問題: ネットワーク同士の接続

これまで見てきたように、少量のノードを接続したり、ラストマイルのリンクを構築したりするためのテクノロジは数多く存在する。しかし地球規模のグローバルなネットワークを構築するにはどうすればよいだろうか? 単一のイーサネットが相互接続できるホストは最大 1024 台で、ポイントツーポイントリンクが接続できるホストはわずか 2 台に過ぎない。また、無線ネットワークは電波信号が届く距離によって制限される。グローバルなネットワークを構築するには、こういった異なる種類のリンクと多元接続ネットワークを相互接続する手段が必要になる。異なる種類のネットワークを相互接続して地球規模の巨大なネットワークを作るという考え方はインターネットの中心にあるアイデアであり、インターネットワーキング (internetworking) と呼ばれる。

インターネットワーキングの問題はいくつかの小問題に分割できる。まず、リンクを相互接続する手段が必要になる。
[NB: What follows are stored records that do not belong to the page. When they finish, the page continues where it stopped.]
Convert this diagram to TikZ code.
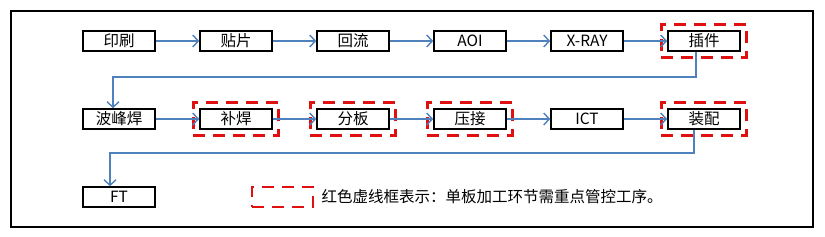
\documentclass[tikz,border=0pt]{standalone}
\usepackage{fontspec}
\setmainfont{Noto Sans CJK SC}
\usetikzlibrary{arrows.meta,positioning,fit}
\definecolor{Flow}{HTML}{4F81BD}
\definecolor{Key}{HTML}{E01010}
\tikzset{
 box/.style={draw=black,line width=1.6pt,minimum width=72pt,minimum height=20pt,inner sep=0pt,font=\fontsize{15.5}{17}\selectfont},
 keyframe/.style={draw=Key,line width=2.8pt,dash pattern=on 12pt off 8pt,inner sep=6pt},
 arr/.style={-{Straight Barb[length=5.5pt,width=12pt]},line width=1.4pt,draw=Flow}
}
\begin{document}
\begin{tikzpicture}[x=1pt,y=-1pt,node distance=43.4pt]
\useasboundingbox (0,0) rectangle (825,236);
\draw[line width=1.8pt] (11,11) rectangle (813,227);
% first row
\node[box] (a) at (119,41) {印刷};
\node[box,right=of a] (b) {贴片};
\node[box,right=of b] (c) {回流};
\node[box,right=of c] (d) {AOI};
\node[box,right=of d] (e) {X-RAY};
\node[box,right=of e] (f) {插件};
% second row
\node[box] (g) at (119,119) {波峰焊};
\node[box,right=of g] (h) {补焊};
\node[box,right=of h] (i) {分板};
\node[box,right=of i] (j) {压接};
\node[box,right=of j] (k) {ICT};
\node[box,right=of k] (l) {装配};
% last row
\node[box] (m) at (119,197) {FT};
\foreach \n in {f,h,i,j,l} \node[keyframe,fit=(\n)] (key\n) {};
\node[keyframe,minimum width=61pt,minimum height=20pt,inner sep=0pt] (legend) at (282.5,197) {};
\node[anchor=west,inner sep=0pt,font=\fontsize{15.5}{17}\selectfont] (note) at ([xshift=7pt]legend.east) {红色虚线框表示：单板加工环节需重点管控工序。};
\foreach \x/\y in {a/b,b/c,c/d,d/e,e/f,g/h,h/i,i/j,j/k,k/l} \draw[arr] (\x)--(\y);
\draw[arr] ([xshift=-8pt]f.south) -- ++(0,25) -| ([xshift=-6pt]g.north);
\draw[arr] ([xshift=-10pt]l.south) -- ++(0,23) -| ([xshift=-9pt]m.north);
\end{tikzpicture}
\end{document}
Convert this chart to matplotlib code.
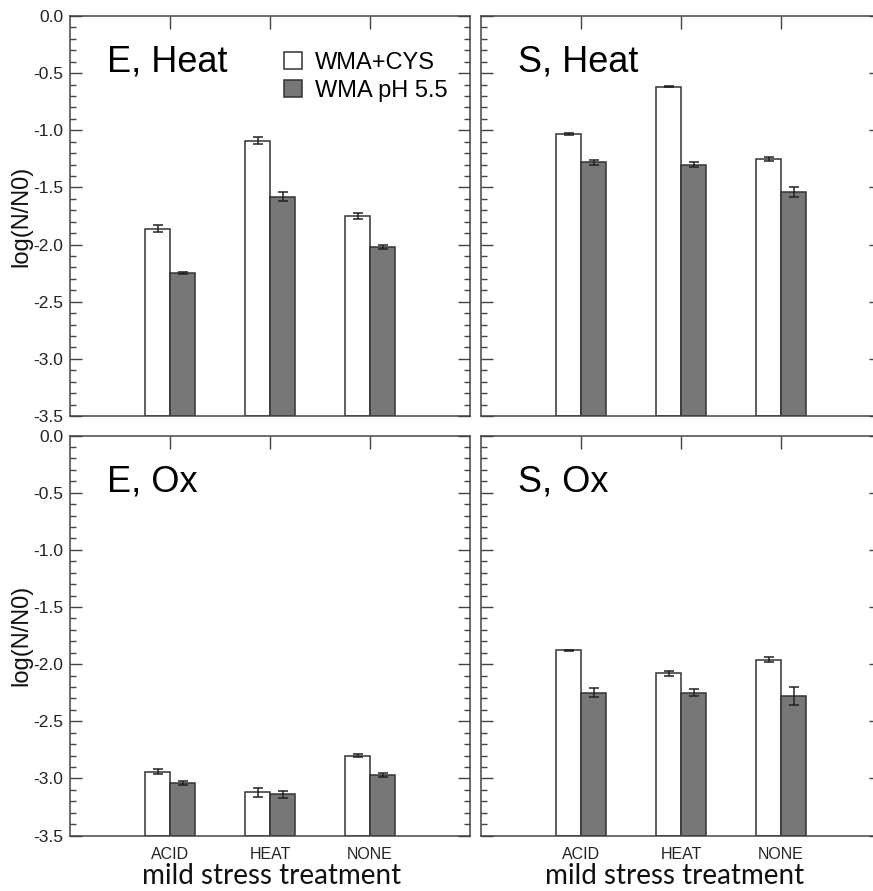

同じ種類のリンクを相互接続するデバイスは スイッチ (swtich) あるいは L2 スイッチ (L2 switch) と呼ばれる場合が多い。こういったデバイスは本章で最初に議論される。現在利用されている L2 スイッチの中でも特に重要なのが、イーサネットセグメントを相互接続するスイッチである。そういったスイッチはブリッジ (bridge) と呼ばれることもある。

スイッチの主な仕事は、入力に届いたパケットを適切な目的地に届くよう正しい出力に転送 (スイッチ) することである。パケットを転送すべき「正しい」出力先を決める方法はいくつも考えられ、大まかに分けるとコネクションレスのアプローチとコネクション指向のアプローチに分類できる。長年の研究の中で、この二つのアプローチの両方に対して重要な応用分野が見つかっている。

ネットワークには膨大な種類が存在するので、異種のネットワークおよびリンクを相互接続する (不均一性に対処する) 手段も必要になる。このタスクを実行するデバイスはかつてゲートウェイ (gateway) と呼ばれたものの、現在ではルーター (router) あるいは L3 スイッチ (L3 switch) と呼ばれる。異種のネットワークを相互接続するために考案されたインターネットプロトコル (Internet Protocol, IP) は第 2 節のトピックとなる。

大量のリンクとネットワークをスイッチとルーターで相互接続した場合、あるノードから別のノードに到達する経路が数多く存在する可能性が高い。ネットワーク内の適切な経路 (ルート) を見つける問題はネットワーク分野における基礎的な問題の一つである。経路は効率的で (必要より長くなく)、ループを持たず、ネットワークが静的でない事実に対応できる必要がある ── ノードが故障あるいは再起動したり、リンクが破損したり、新しいノードやリンクが追加されたりする可能性がある。第 3 節では経路探索の問題を解決するために開発されたアルゴリズムやプロトコルをいくつか見る。

スイッチングとルーティングの問題を理解したら、次はそういった機能を実行する何らかのデバイスが必要になる。本章の最後ではスイッチとルーターの実装方法を議論する。多くのパケットスイッチとルーターは汎用のコンピューターによく似ているものの、より特殊化された設計が利用される場合も多くある。これはハイエンド製品で特に当てはまる。インターネットの中心部において、止まることなく増加を続けるトラフィック負荷を処理できるだけのスイッチング容量に対する需要は決して止むことがないように思える。